Stated problem »
Every line with the word "this" in it should be extracted from the data that follows.

Source data »
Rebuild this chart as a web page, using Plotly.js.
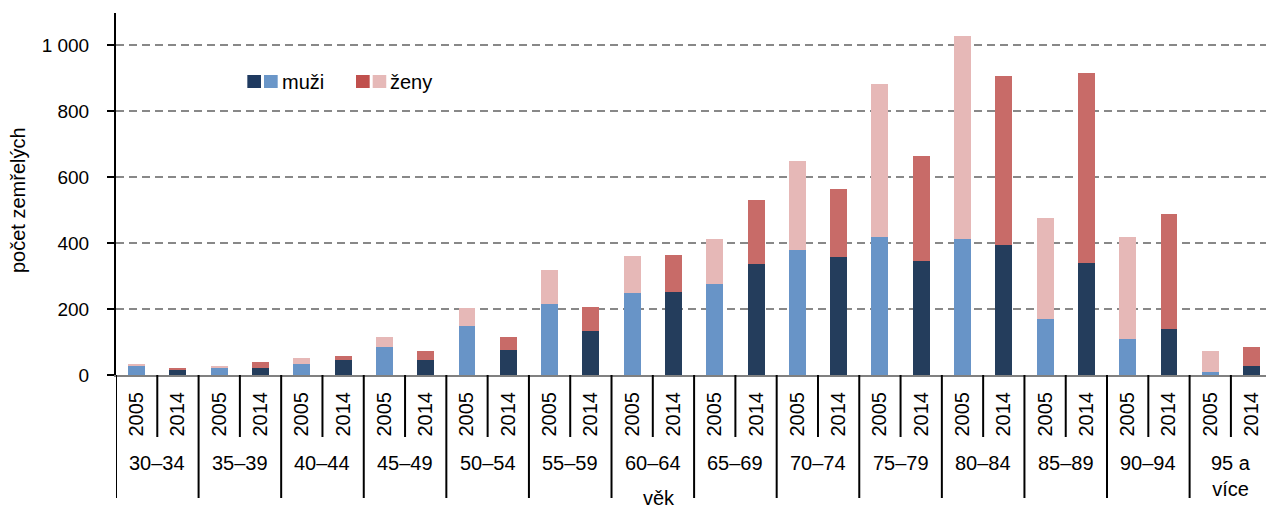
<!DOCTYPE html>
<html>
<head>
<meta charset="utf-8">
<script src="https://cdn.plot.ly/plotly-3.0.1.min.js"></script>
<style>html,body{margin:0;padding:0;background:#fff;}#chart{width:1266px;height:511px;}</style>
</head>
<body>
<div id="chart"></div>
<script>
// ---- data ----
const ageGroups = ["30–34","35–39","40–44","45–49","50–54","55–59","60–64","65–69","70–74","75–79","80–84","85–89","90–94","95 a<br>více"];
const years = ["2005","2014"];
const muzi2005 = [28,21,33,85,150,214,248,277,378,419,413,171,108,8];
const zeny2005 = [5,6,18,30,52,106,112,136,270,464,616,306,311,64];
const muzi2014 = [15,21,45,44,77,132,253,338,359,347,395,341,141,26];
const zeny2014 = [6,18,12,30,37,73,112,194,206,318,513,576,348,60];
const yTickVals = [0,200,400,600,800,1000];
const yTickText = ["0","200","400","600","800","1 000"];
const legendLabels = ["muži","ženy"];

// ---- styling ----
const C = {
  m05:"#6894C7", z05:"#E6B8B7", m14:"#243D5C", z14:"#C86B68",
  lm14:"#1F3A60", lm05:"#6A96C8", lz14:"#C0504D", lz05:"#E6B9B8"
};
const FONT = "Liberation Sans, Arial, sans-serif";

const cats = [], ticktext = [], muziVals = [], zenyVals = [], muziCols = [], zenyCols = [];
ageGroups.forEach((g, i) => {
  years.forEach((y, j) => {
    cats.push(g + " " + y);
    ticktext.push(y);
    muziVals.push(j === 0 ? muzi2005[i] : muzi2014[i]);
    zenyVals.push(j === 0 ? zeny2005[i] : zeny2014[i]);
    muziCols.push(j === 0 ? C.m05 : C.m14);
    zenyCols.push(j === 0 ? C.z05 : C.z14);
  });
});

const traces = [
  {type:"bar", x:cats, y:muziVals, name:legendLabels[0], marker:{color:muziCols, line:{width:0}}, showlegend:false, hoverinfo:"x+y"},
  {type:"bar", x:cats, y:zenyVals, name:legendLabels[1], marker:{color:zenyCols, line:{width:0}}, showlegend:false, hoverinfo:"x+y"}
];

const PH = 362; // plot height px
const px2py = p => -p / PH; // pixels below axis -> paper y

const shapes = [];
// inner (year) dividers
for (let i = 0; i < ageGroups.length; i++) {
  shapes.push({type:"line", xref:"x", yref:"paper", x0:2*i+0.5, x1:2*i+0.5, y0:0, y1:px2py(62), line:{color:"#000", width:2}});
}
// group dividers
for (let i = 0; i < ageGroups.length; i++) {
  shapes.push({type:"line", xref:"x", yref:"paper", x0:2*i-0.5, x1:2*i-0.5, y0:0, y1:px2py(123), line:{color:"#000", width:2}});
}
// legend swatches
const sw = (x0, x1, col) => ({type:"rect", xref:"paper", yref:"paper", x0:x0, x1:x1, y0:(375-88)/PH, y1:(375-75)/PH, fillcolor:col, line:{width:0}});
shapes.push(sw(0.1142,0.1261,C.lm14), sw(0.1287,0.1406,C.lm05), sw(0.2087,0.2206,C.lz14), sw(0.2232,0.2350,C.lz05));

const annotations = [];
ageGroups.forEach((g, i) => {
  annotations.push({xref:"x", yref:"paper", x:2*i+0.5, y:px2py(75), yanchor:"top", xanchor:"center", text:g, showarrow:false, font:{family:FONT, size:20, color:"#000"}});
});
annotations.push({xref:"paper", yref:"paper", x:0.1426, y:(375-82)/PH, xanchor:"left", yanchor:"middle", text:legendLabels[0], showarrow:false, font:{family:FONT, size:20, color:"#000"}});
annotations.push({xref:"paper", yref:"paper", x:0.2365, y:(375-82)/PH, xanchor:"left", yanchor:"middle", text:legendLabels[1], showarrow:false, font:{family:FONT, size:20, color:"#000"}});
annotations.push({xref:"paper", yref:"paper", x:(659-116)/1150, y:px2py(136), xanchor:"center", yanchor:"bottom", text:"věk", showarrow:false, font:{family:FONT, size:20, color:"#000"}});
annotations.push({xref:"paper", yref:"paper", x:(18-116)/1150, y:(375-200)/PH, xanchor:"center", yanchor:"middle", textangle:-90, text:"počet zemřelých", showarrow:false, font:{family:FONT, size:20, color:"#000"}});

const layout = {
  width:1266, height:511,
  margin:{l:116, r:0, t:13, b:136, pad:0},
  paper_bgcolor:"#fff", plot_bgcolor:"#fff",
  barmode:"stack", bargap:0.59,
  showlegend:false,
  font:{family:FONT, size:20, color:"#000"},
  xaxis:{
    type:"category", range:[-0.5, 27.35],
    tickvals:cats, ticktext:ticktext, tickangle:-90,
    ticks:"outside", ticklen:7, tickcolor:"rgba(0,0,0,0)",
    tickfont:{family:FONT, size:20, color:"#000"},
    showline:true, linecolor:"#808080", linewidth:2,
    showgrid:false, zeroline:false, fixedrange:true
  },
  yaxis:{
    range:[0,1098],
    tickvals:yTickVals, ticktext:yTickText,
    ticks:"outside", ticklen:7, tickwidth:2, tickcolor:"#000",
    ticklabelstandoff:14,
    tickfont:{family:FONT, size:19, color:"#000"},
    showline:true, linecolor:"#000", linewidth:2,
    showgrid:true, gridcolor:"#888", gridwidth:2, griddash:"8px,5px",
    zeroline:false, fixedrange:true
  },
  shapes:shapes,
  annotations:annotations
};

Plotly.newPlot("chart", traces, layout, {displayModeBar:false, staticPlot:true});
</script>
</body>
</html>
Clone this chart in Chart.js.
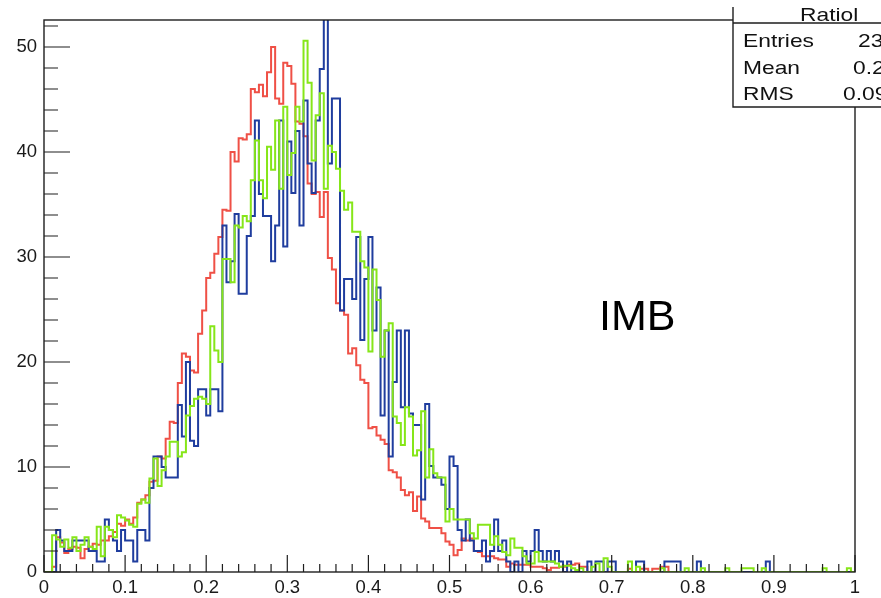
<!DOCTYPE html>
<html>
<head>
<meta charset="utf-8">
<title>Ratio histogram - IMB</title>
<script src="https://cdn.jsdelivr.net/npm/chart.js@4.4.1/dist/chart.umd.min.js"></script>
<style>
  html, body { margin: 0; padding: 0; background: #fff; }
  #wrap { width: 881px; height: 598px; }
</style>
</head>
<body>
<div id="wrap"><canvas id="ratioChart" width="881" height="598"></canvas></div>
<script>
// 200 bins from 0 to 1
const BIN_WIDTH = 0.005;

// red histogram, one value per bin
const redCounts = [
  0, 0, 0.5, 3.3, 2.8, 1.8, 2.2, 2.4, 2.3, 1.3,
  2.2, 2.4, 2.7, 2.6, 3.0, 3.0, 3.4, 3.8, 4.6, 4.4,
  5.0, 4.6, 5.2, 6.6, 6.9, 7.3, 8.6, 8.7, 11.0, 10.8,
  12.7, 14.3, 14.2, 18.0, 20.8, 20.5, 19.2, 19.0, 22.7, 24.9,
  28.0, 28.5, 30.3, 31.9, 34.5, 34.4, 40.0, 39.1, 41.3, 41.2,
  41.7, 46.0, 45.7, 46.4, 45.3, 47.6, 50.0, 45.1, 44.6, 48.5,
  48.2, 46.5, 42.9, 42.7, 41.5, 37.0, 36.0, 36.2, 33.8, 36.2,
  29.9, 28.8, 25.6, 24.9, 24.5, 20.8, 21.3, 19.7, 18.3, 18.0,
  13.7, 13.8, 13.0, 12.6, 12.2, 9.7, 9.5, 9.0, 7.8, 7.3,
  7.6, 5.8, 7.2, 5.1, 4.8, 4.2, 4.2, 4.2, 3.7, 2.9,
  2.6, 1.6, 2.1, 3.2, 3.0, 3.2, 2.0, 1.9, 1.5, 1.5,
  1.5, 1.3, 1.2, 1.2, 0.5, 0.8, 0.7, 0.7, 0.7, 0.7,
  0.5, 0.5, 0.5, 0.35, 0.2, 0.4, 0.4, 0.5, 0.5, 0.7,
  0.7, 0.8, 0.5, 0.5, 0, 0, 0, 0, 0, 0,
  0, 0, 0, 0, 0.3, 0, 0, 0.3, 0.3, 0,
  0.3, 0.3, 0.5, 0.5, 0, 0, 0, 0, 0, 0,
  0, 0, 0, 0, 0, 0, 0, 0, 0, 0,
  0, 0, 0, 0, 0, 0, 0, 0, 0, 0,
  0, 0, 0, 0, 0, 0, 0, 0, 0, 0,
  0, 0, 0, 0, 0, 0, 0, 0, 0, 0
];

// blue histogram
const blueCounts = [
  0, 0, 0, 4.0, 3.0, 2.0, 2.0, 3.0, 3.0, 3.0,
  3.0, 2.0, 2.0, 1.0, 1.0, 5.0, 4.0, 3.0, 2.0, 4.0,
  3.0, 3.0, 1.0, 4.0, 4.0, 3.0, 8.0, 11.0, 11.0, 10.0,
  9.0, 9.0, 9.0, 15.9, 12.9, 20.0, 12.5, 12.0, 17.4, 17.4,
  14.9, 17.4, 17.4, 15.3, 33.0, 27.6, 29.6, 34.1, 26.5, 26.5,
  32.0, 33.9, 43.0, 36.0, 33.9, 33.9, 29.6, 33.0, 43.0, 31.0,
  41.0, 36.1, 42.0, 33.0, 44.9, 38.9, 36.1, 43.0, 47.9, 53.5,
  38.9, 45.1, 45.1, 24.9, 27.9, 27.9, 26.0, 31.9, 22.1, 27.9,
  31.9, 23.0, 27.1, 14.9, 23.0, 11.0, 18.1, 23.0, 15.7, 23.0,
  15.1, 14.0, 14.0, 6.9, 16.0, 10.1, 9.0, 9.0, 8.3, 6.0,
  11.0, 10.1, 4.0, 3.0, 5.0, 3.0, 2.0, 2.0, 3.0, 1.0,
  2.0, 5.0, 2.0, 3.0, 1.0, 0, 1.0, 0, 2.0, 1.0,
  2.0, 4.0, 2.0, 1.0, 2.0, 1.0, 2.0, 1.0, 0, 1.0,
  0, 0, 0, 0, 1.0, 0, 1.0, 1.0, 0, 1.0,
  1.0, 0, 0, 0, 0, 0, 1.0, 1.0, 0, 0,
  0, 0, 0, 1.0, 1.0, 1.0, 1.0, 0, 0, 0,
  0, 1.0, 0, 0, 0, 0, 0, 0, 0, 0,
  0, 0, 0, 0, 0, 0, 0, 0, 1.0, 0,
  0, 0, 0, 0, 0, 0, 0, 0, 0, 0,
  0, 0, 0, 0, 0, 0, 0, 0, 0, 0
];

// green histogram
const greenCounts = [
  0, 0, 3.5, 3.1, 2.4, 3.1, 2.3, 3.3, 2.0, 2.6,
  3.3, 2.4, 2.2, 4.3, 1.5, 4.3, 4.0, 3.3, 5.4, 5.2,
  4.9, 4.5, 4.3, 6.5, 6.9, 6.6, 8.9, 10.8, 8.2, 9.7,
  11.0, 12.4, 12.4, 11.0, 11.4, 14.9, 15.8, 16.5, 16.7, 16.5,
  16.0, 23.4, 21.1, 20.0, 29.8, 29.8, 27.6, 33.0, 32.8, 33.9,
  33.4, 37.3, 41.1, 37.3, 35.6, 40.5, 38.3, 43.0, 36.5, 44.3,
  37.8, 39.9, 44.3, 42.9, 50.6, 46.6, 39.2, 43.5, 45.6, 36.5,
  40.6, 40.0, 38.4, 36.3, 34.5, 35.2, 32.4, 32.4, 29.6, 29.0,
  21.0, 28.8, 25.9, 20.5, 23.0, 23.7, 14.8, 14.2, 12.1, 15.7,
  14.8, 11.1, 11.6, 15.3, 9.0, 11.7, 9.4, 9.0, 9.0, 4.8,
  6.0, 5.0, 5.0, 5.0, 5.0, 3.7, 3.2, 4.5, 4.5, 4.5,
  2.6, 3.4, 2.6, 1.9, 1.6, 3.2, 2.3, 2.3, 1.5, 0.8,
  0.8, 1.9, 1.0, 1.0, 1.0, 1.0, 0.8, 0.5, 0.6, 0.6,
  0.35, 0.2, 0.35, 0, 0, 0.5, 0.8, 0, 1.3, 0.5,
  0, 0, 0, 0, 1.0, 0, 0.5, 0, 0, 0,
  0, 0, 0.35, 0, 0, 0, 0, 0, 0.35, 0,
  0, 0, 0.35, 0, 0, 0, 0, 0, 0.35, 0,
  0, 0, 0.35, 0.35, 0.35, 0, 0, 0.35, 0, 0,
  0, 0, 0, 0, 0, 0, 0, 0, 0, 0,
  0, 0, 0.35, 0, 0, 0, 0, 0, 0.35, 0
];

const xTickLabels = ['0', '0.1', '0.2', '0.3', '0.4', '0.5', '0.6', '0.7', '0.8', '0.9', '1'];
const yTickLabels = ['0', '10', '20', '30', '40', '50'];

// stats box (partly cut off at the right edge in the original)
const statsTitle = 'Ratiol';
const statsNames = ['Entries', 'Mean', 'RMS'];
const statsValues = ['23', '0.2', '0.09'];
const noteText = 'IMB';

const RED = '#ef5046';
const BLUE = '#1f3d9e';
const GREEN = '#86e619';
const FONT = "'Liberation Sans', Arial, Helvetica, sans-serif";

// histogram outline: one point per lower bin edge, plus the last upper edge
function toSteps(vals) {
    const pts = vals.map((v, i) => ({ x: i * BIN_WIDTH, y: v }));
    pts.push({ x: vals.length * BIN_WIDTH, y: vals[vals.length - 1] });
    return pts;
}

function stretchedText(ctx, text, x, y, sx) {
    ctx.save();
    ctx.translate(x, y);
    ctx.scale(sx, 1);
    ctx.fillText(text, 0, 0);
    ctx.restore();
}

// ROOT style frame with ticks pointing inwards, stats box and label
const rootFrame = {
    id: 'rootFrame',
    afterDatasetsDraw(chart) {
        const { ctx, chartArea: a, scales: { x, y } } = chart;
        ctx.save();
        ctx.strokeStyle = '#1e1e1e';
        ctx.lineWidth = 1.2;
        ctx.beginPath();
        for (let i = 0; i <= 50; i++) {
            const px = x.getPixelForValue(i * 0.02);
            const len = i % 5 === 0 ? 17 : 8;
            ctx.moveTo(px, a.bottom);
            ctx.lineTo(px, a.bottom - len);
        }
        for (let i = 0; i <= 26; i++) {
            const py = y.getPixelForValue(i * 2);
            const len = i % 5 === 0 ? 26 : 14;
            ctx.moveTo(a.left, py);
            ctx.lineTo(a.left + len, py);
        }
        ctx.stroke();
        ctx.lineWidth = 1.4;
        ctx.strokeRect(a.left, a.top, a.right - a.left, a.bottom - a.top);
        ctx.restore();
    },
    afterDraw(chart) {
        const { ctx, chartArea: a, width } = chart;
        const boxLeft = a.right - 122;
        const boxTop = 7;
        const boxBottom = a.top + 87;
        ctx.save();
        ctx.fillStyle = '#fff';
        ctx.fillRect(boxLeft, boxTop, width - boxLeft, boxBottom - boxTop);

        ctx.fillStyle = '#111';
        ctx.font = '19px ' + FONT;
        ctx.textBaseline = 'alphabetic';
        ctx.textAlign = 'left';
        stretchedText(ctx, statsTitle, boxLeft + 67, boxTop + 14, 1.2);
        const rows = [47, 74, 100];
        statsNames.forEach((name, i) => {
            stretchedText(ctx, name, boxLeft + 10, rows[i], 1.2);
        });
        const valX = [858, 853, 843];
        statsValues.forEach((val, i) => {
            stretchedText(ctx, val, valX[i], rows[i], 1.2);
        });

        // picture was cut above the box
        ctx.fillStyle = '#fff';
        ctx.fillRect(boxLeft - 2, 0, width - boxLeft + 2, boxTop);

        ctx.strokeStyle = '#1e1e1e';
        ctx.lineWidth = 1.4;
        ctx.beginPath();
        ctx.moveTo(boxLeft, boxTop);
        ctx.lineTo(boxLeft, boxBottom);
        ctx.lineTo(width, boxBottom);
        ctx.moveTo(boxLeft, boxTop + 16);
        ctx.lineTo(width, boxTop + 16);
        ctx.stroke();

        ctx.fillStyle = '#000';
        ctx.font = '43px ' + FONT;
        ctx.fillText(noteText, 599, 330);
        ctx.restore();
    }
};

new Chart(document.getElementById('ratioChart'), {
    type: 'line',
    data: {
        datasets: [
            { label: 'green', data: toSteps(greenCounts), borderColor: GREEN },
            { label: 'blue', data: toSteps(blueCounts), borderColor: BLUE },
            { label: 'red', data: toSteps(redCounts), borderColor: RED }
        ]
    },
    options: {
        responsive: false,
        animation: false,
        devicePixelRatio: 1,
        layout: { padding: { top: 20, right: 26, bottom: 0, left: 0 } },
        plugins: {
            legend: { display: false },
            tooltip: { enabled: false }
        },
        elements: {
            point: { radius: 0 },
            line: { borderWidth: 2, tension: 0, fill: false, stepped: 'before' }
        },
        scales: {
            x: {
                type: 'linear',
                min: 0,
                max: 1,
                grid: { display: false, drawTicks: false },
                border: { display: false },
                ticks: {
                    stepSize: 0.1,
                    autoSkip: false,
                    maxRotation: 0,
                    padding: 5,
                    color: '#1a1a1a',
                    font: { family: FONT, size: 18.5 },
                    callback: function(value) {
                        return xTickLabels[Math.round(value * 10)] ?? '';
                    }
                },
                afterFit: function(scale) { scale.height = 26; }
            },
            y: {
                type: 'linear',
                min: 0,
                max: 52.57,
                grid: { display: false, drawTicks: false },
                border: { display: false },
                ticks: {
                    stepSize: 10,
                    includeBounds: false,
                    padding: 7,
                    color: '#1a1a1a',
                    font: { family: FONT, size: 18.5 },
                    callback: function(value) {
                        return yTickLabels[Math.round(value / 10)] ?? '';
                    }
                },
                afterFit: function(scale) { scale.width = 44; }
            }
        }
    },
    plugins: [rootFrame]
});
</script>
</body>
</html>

Task result »
Rebuild this chart as a web page, using Plotly.js.
Clone this chart in Chart.js.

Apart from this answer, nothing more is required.